13h À table. Pas debout, pas au comptoir, pas en voiture, pas au « drap Yves » de McDo. Depuis le début du confinement je ne suis pas allé au McDo, depuis le début de ma vie non plus.
14h30 Toujours à cette heure j’ai un coup de mou, qui coïncide avec mon irrépressible envie d’aller faire un footing. Être à l’écoute de son corps, ou être à l’écoute de sa balance? Vivre c’est choisir. À tout à l’heure pour le goûter.

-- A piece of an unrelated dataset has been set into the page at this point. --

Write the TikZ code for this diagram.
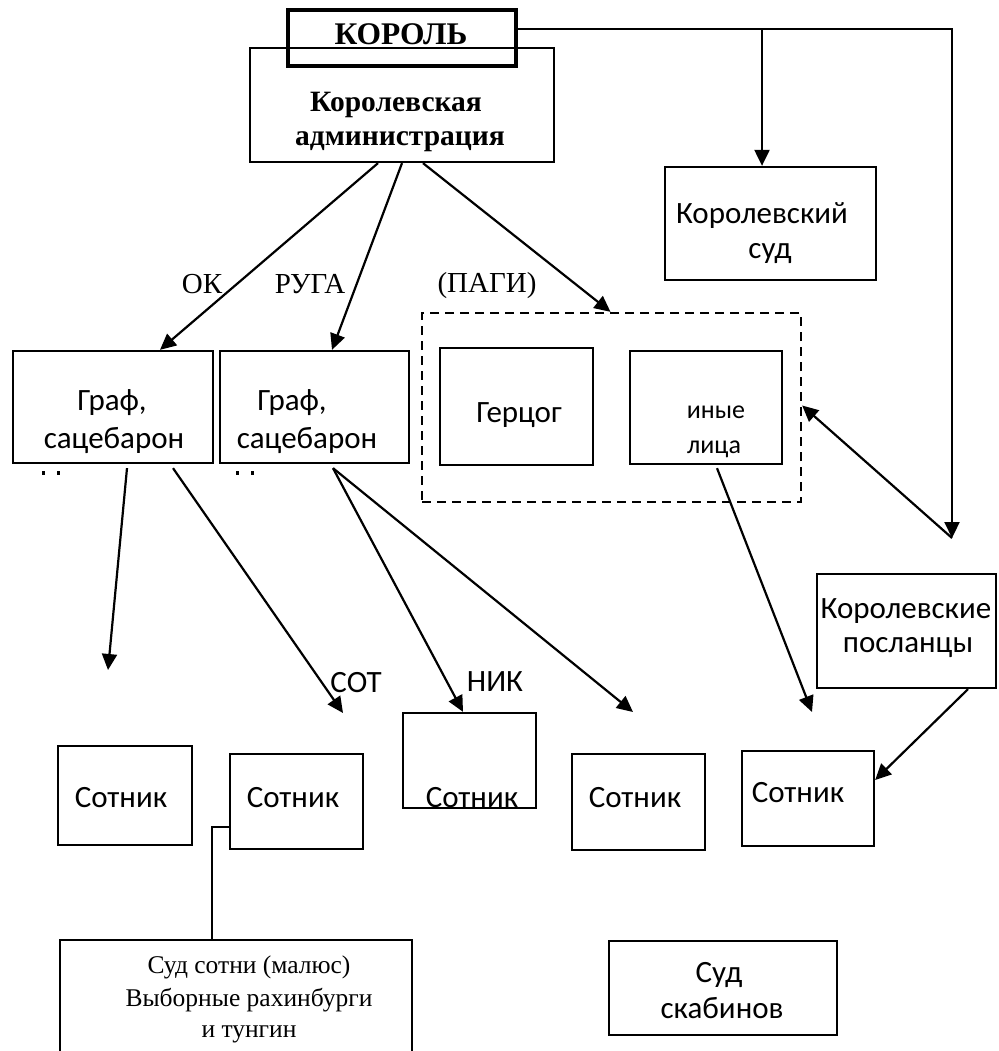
\documentclass[tikz,border=0pt]{standalone}
\usepackage{fontspec}
\setmainfont{Liberation Serif}
\newfontfamily\calfont{Carlito}
\usetikzlibrary{arrows.meta}
\begin{document}
\begin{tikzpicture}[x=1pt,y=-1pt,
  box/.style={draw, line width=2.3pt, inner sep=0pt, rectangle},
  arr/.style={line width=2.2pt, -{Triangle[length=16pt,width=15pt]}},
  ln/.style={line width=2.2pt},
  ct/.style={font=\calfont\fontsize{31}{37}\selectfont, inner sep=0pt, anchor=base},
  cs/.style={font=\calfont\fontsize{26}{31}\selectfont, inner sep=0pt, anchor=base},
  tl/.style={font=\fontsize{29}{34}\selectfont, inner sep=0pt, anchor=base},
  tb/.style={font=\bfseries\fontsize{29.5}{34}\selectfont, inner sep=0pt, anchor=base},
  ts/.style={font=\fontsize{25.5}{30}\selectfont, inner sep=0pt, anchor=base}]
\useasboundingbox (0,0) rectangle (998,1051);
\clip (0,0) rectangle (998,1051);

% boxes
\node[box, minimum width=304pt, minimum height=114pt] (admin) at (402,105) {};
\node[box, line width=3.4pt, minimum width=228pt, minimum height=56pt] (king) at (402,38) {};
\node[box, minimum width=211pt, minimum height=113pt] (ksud) at (770.5,223.5) {};
\node[box, minimum width=200pt, minimum height=112pt] (graf1) at (113,407) {};
\node[box, minimum width=189pt, minimum height=112pt] (graf2) at (314.5,407) {};
\node[box, dash pattern=on 9pt off 6pt, minimum width=379pt, minimum height=189pt] (pagi) at (611.5,407.5) {};
\node[box, minimum width=153pt, minimum height=117pt] (gerz) at (516.5,406.5) {};
\node[box, minimum width=152pt, minimum height=113pt] (inye) at (706,407.5) {};
\node[box, minimum width=179pt, minimum height=114pt] (posl) at (906.5,631) {};
\node[box, minimum width=134pt, minimum height=99pt] (s1) at (125,795.5) {};
\node[box, minimum width=133pt, minimum height=95pt] (s2) at (296.5,801.5) {};
\node[box, minimum width=133pt, minimum height=95pt] (s3) at (469.5,760.5) {};
\node[box, minimum width=133pt, minimum height=96pt] (s4) at (638.5,802) {};
\node[box, minimum width=132pt, minimum height=95pt] (s5) at (808,798.5) {};
\node[box, minimum width=352pt, minimum height=130pt] (sud) at (236,1005) {};
\node[box, minimum width=228pt, minimum height=94pt] (skab) at (723,988) {};

% texts
\node[tb, font=\bfseries\fontsize{31.5}{36}\selectfont] (kingt) at (401,45) {КОРОЛЬ};
\node[tb] (admt1) at (396,112) {Королевская};
\node[tb] (admt2) at (400,146) {администрация};
\node[ct] (ksudt1) at (762,223) {Королевский};
\node[ct] (ksudt2) at (770,258) {суд};
\node[ct] (g1t1) at (112,410) {Граф,};
\node[ct] (g1t2) at (114,448) {сацебарон};
\node[ct] (g2t1) at (292,410) {Граф,};
\node[ct] (g2t2) at (307,448) {сацебарон};
\node[ct] (gzt) at (519,422) {Герцог};
\node[cs] (iyt1) at (716,418) {иные};
\node[cs] (iyt2) at (714,453) {лица};
\node[ct] (plt1) at (906,618) {Королевские};
\node[ct] (plt2) at (908,652) {посланцы};
\node[ct] (s1t) at (121,807) {Сотник};
\node[ct] (s2t) at (293,807) {Сотник};
\node[ct] (s3t) at (472,807) {Сотник};
\node[ct] (s4t) at (635,807) {Сотник};
\node[ct] (s5t) at (798,802) {Сотник};
\node[ts] (sdt1) at (249,973) {Суд сотни (малюс)};
\node[ts] (sdt2) at (249,1006) {Выборные рахинбурги};
\node[ts] (sdt3) at (249,1037) {и тунгин};
\node[ct] (skt1) at (719,982) {Суд};
\node[ct] (skt2) at (722,1018) {скабинов};

% labels
\node[tl] (lok) at (202,293) {ОК};
\node[tl] (lruga) at (310,293) {РУГА};
\node[tl] (lpagi) at (487,292) {(ПАГИ)};
\node[ct] (lsot) at (356,692) {СОТ};
\node[ct] (lnik) at (495,691) {НИК};

% clipped text remnants
\fill (42,471) rectangle (45,475);
\fill (57,471) rectangle (60,475);
\fill (236,471) rectangle (239,475);
\fill (251,471) rectangle (254,475);

% coordinates
\coordinate (ne) at (952,29);
\coordinate (rj) at (952,538);
\coordinate (ks) at ([xshift=-8.5pt]ksud.north);
\coordinate (t1) at (108,670);
\coordinate (t2) at (343,713);
\coordinate (t4) at (633,712);
\coordinate (t5) at (812,712);
\coordinate (sj) at ([xshift=-24pt]sud.north);

% connectors
\draw[arr] ([xshift=-24pt]admin.south) -- ([xshift=47pt]graf1.north);
\draw[arr] (admin.south) -- ([xshift=17.5pt]graf2.north);
\draw[arr] ([xshift=21pt]admin.south) -- ([xshift=-1pt]pagi.north);
\draw[arr] ([yshift=9pt]king.east) -- (ne) -- (rj);
\draw[arr] (ks |- ne) -- (ks);
\draw[arr] (rj) -- ([yshift=2pt]pagi.east);
\draw[arr] ([xshift=14pt,yshift=-4pt]graf1.south) -- (t1);
\draw[arr] ([xshift=60pt,yshift=-4pt]graf1.south) -- (t2);
\draw[arr] ([xshift=18.5pt,yshift=-4pt]graf2.south) -- ([xshift=-6.5pt]s3.north);
\draw[arr] ([xshift=18.5pt,yshift=-4pt]graf2.south) -- (t4);
\draw[arr] ([xshift=11pt,yshift=-3pt]inye.south) -- (t5);
\draw[arr] ([xshift=61.5pt]posl.south) -- ([yshift=18.5pt]s5.east);
\draw[ln] ([yshift=-25.5pt]s2.west) -| (sj);
\end{tikzpicture}
\end{document}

17h30 On me réveille. C’est la consigne. Il faut me réveiller et ainsi s’assurer que je n’ai pas été emporté par quelque fièvres inconnues et sournoises. J’ai faim. Souvent après ce court repos ai-je faim. Goûtons ! « Gloutons » devrais-je écrire ! La sieste ça creuse, surtout quand elle est faite avec plaisir et le sentiment de l’utilité de sa journée. N’avais-je pas un objectif ?
18h30 Que manger ce soir ? Tomber d’accord avec mes amis, pour les accords mets vins, mais vain mon essai de retrouver mon objectif.
20h Nous sommes à table. Panorama de la journée. Les amitiés, les fâcheux, les réseaux soucieux de nos existences, le courrier qui se sédimente en bout de table.
21h30 On pourrait se faire une vidéo ? L’armagnac d’un copain, le whisky d’un copain, la vodka d’un autre. Tour du monde sur des flots éthérés.
23h30 Je regagne mes appartements. Corps à corps avec la nuit. Toujours à ce moment-là je n’ai jamais sommeil. Lectures, textes, rôles, musiques, déclamations, mots croisés, écritures, Trenet, pensées tournoyantes, éblouissements, poésies, convocations des chers disparus.
4h30 Quelle est ma dernière pensée avant de choir dans les bras de Morphée, pour « quelques bribes de sommeil apeuré » ? Souvent Malcolm Lowry. Ou trouver un objectif pour tout à l’heure ? Me revient alors en tête le précédent. Faire naître chez le lecteur un sourire.